Lord Abberton bringt nun seine eingefangenen Schäfchen zurück zu Aßwad, der, als er von dem spurlosen Verschwinden Pervins – seiner Lieblingstochter – hört, tobt. Kurz darauf wird die Leiche Pervins in Hastings Arbeitszimmer entdeckt. Pervin wurde mit einem Dolch aus dem Besitz Hastings erstochen. Aßwad will Rache nehmen, doch ehe der Kaufmann zur Tat schreitet, fällt Lord Abberton ein, daß sich in Ägypten ein amerikanischer Detektiv aufhält und beauftragt diesen, den Mordfall aufzuklären. 

Evans, der Detektiv, eilt mit Lord Abberton zum Tatort in Hastings Hause, doch als sie dort eintreffen, entlädt sich der Rachedurst des türkischen Kaufmanns. Gerade in dem Augenblick steht Aßwad mit gezückter Handfeuerwaffe vor Hastings, doch Naquije hatte sich ängstlich an die Fersen ihres Vaters geheftet um das Schlimmste zu verhindern. Naquije stürzt sich in dem Augenblick, als ihr Vater abdrückt, schützend vor Hastings und wird tödlich getroffen. Nun hat Aßwad seine beiden Töchter unwiederbringlich verloren.

Unser Detektiv hört sich um, er spricht ja den ortsüblichen arabischen Dialekt von Gizeh. [Vermutlich spricht Evans auch die über 50 Sprachen fließend, die in China Verwendung finden.] Bald stößt Evans auf einen Bettler, der ihn anzulügen scheint, denn dieser Bettler behauptet entgegen den Aussagen eines Zeugen, er kannte Pervin nicht.

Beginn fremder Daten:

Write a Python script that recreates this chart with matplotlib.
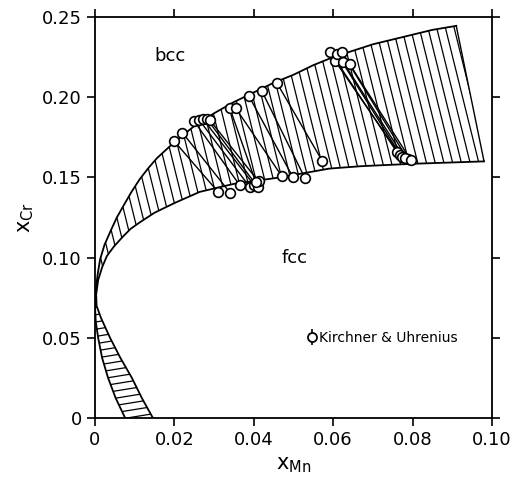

Evans begibt sich in Hastings Haus und sieht sich nochmal im Arbeitszimmer um, dann stellt er fest, daß die Juwelensammlung Hastings aus falschen Steinen besteht – jemand muß sie ausgetauscht haben und dieses Verbrechen habe offenbar ein anderes nach sich gezogen. Evans ermittelt – und hört ein Gespräch zwischen einem Derwisch [jenem Bettler] und Aßwad, letzterer will immer noch an dem vermeintlichen Mörder seiner Tochter Rache nehmen – und glaubt Harry Hasting sei der Schurke.

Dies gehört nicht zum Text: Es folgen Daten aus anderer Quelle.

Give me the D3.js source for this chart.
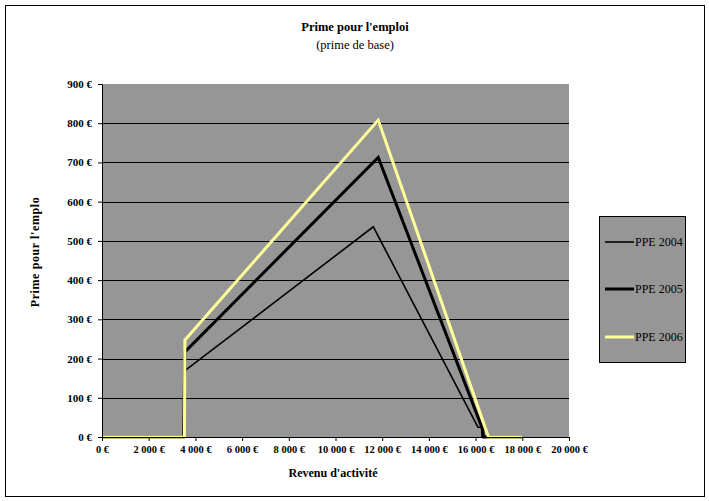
<!DOCTYPE html>
<html><head><meta charset="utf-8">
<script src="https://cdn.jsdelivr.net/npm/d3@7"></script>
<style>
body{margin:0;background:#fff;}
svg{display:block;}
text{font-family:"Liberation Serif","Times New Roman",serif;}
</style></head>
<body>
<script>
// ---- data ----
const seriesNames = ["PPE 2004", "PPE 2005", "PPE 2006"];
const income2004 = [0, 3500, 3550, 11620, 16100, 16250, 16280, 18000];
const ppe2004    = [0, 0,    169,  536,   25,    25,    0,     0];
const income2005 = [0, 3500, 3550, 11830, 16300, 16340, 18000];
const ppe2005    = [0, 0,    217,  713,   20,    0,     0];
const income2006 = [0, 3530, 3550, 11830, 16550, 18000];
const ppe2006    = [0, 0,    247,  808,   0,     0];
const xTicks = [0, 2000, 4000, 6000, 8000, 10000, 12000, 14000, 16000, 18000, 20000];
const yTicks = [0, 100, 200, 300, 400, 500, 600, 700, 800, 900];
const titleText = "Prime pour l'emploi";
const subtitleText = "(prime de base)";
const xTitle = "Revenu d'activité";
const yTitle = "Prime pour l'emplo";

const W = 709, H = 501;
const svg = d3.select("body").append("svg").attr("width", W).attr("height", H);

svg.append("rect").attr("x", 5.5).attr("y", 5.5).attr("width", 699).attr("height", 491)
  .attr("fill", "#fff").attr("stroke", "#000").attr("stroke-width", 1);

const x = d3.scaleLinear().domain([0, 20000]).range([102, 569]);
const y = d3.scaleLinear().domain([0, 900]).range([437, 84]);

const loc = d3.formatLocale({decimal: ",", thousands: " ", grouping: [3], currency: ["", " €"]});
const fmt = loc.format("$,.0f");

// plot area
svg.append("rect").attr("x", x(0)).attr("y", y(900)).attr("width", x(20000) - x(0)).attr("height", y(0) - y(900))
  .attr("fill", "#969696");

// gridlines
svg.append("g").selectAll("line").data(yTicks.filter(d => d > 0 && d < 900)).join("line")
  .attr("x1", x(0)).attr("x2", x(20000))
  .attr("y1", d => Math.round(y(d)) + 0.5).attr("y2", d => Math.round(y(d)) + 0.5)
  .attr("stroke", "#000").attr("stroke-width", 1);

// series
const series = [
  {name: seriesNames[0], xs: income2004, ys: ppe2004, color: "#000", w: 1.6},
  {name: seriesNames[1], xs: income2005, ys: ppe2005, color: "#000", w: 3},
  {name: seriesNames[2], xs: income2006, ys: ppe2006, color: "#ffff99", w: 3}
];
const line = d3.line().x(d => x(d[0])).y(d => y(d[1]));
series.forEach(s => {
  svg.append("path").datum(s.xs.map((v, i) => [v, s.ys[i]]))
    .attr("d", line).attr("fill", "none").attr("stroke", s.color)
    .attr("stroke-width", s.w).attr("stroke-linejoin", "miter");
});

// axes
const yAxis = svg.append("g").attr("transform", `translate(${x(0)},0)`)
  .call(d3.axisLeft(y).tickValues(yTicks).tickFormat(fmt).tickSize(4).tickPadding(6));
const xAxis = svg.append("g").attr("transform", `translate(0,${y(0)})`)
  .call(d3.axisBottom(x).tickValues(xTicks).tickFormat(fmt).tickSize(4).tickPadding(5));
[yAxis, xAxis].forEach(a => {
  a.select(".domain").attr("stroke", "#000");
  a.selectAll(".tick line").attr("stroke", "#000");
  a.selectAll("text").attr("font-family", "Liberation Serif, serif")
    .attr("font-weight", "bold").attr("font-size", 11).attr("fill", "#000");
});
xAxis.selectAll("text").attr("font-size", 10.5);

// titles
svg.append("text").attr("x", 355).attr("y", 31).attr("text-anchor", "middle")
  .attr("font-weight", "bold").attr("font-size", 12.5).text(titleText);
svg.append("text").attr("x", 355).attr("y", 49).attr("text-anchor", "middle")
  .attr("font-size", 12.5).text(subtitleText);
svg.append("text").attr("x", 333).attr("y", 477).attr("text-anchor", "middle")
  .attr("font-weight", "bold").attr("font-size", 12).text(xTitle);
svg.append("text").attr("transform", "translate(39,252) rotate(-90)").attr("text-anchor", "middle")
  .attr("font-weight", "bold").attr("font-size", 12).attr("letter-spacing", 0.6).text(yTitle);

// legend
const lg = svg.append("g");
lg.append("rect").attr("x", 599.5).attr("y", 216.5).attr("width", 86).attr("height", 146)
  .attr("fill", "#969696").attr("stroke", "#000").attr("stroke-width", 1);
const legY = [242, 289, 337];
series.forEach((s, i) => {
  lg.append("line").attr("x1", 605).attr("x2", 634).attr("y1", legY[i]).attr("y2", legY[i])
    .attr("stroke", s.color).attr("stroke-width", s.w);
  lg.append("text").attr("x", 635).attr("y", legY[i] + 4).attr("font-size", 12).text(s.name);
});
</script>
</body></html>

Doch Evans durchschaut bereits alle Zusammenhänge und es kommt zu einem Showdown an der Sphinx von Gizeh. Ein anonymer Brief lockt Hastings gegen Mitternacht zu der Sphinx, doch handelt es sich um eine Falle des Mörders, der Hastings beiseite schaffen will. Der wirkliche Mörder und Dieb will Gericht halten über Hastings – und ihn töten, so daß alle Schuld auf den Unschuldigen gewälzt werden kann.

Evans verständigt sich mit Lord Abberton und Aßwad, diese drei Männer und einige arabische Diener sollen Zeugen werden und sich von der Schuld des Derwisches überzeugen. Hastings soll zum Schein dem Wunsch des anonymen Briefs Folge leisten – man versprach ihm darin Aufklärung über den Mord an seiner Geliebten.

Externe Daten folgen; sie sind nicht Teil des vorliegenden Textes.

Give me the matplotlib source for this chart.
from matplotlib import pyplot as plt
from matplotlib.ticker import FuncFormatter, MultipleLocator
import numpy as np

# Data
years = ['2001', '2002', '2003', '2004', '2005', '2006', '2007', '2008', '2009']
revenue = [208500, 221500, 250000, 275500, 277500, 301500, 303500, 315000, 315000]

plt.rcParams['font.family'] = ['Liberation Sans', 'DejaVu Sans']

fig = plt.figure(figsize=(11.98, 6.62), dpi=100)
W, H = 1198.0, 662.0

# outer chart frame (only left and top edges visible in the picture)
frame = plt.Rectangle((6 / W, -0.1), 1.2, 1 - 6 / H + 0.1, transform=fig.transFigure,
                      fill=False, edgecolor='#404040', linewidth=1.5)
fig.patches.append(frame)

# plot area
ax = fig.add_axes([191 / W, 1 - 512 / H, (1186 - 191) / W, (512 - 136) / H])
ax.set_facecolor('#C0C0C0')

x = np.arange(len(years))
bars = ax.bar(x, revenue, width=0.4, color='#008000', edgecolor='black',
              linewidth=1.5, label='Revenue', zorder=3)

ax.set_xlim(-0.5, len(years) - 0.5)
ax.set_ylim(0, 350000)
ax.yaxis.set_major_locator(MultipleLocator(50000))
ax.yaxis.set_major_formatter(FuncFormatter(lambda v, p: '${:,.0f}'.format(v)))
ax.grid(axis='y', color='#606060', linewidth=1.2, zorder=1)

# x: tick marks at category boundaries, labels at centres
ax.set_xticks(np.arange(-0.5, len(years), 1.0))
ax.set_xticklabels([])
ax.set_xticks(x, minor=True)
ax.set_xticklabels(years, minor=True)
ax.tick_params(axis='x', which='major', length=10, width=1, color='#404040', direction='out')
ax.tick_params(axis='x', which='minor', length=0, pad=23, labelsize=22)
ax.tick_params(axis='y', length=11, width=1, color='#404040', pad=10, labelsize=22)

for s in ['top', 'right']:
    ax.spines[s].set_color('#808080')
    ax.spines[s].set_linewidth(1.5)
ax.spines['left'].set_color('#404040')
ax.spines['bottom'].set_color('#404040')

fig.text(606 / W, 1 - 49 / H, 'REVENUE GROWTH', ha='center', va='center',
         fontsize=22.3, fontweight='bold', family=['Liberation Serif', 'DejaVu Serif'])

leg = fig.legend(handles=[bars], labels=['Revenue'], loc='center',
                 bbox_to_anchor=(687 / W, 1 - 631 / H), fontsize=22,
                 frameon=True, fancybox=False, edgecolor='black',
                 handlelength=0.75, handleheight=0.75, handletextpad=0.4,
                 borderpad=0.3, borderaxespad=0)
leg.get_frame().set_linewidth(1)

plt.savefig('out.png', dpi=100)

Gegen Mitternacht taucht Hastings bei der Sphinx auf, wo er in das Loch einer Falltür stürzt. Aßwad, Evans und Lord Abberton folgen Hasting – und Evans klärt alle Beteiligten über den tatsächlichen Sachverhalt auf. Pervid, die die falsche Entführung ihrer Schwester beobachtete, glaubte sich irrigerweise von ihrem Geliebten getäuscht. Sie dachte, Hastings habe absichtlich Naquije entführt, und so schwur sie Rache zu nehmen. Sie besuchte ihren Lebensberater – einen Bettler, der mit dem Derwisch eines Klosters identisch ist. Diesem verrät sie den Plan ihres Rachefeldzugs. Pervid will nicht mehr leben und beschließt in Hastings Gemächern einen Mord zu inszenieren. Sie geht in Begleitung des Bettlers zu Hastings Haus, steigt durchs Fenster in Hastings Arbeitszimmer, wo der Bettler einen Dolch nimmt und Pervid auf deren eigenen Wunsch ersticht, s0 daß ihr Geliebter Harry Hasting als Mörder identifiziert wird. Die Leiche Pervids soll den angeblichen Mord Hastings dokumentieren – und darin besteht die Rache der stolzen Pervid. Der Bettler beschließt nun die Situation zu nutzen und stiehlt die Juwelen aus dem Besitz Harry Hastings, tauscht diese aber mit falschen Steinen aus und flieht.

Als Aßwad, Pervids Vater, dies hört, fordert er den Bettler zu einer Art Duell auf. Aßwad erdolcht den Mörder seiner Tochter und damit endet dieser unsägliche Roman, der trotz seiner 157 Seiten noch zu lang erscheint.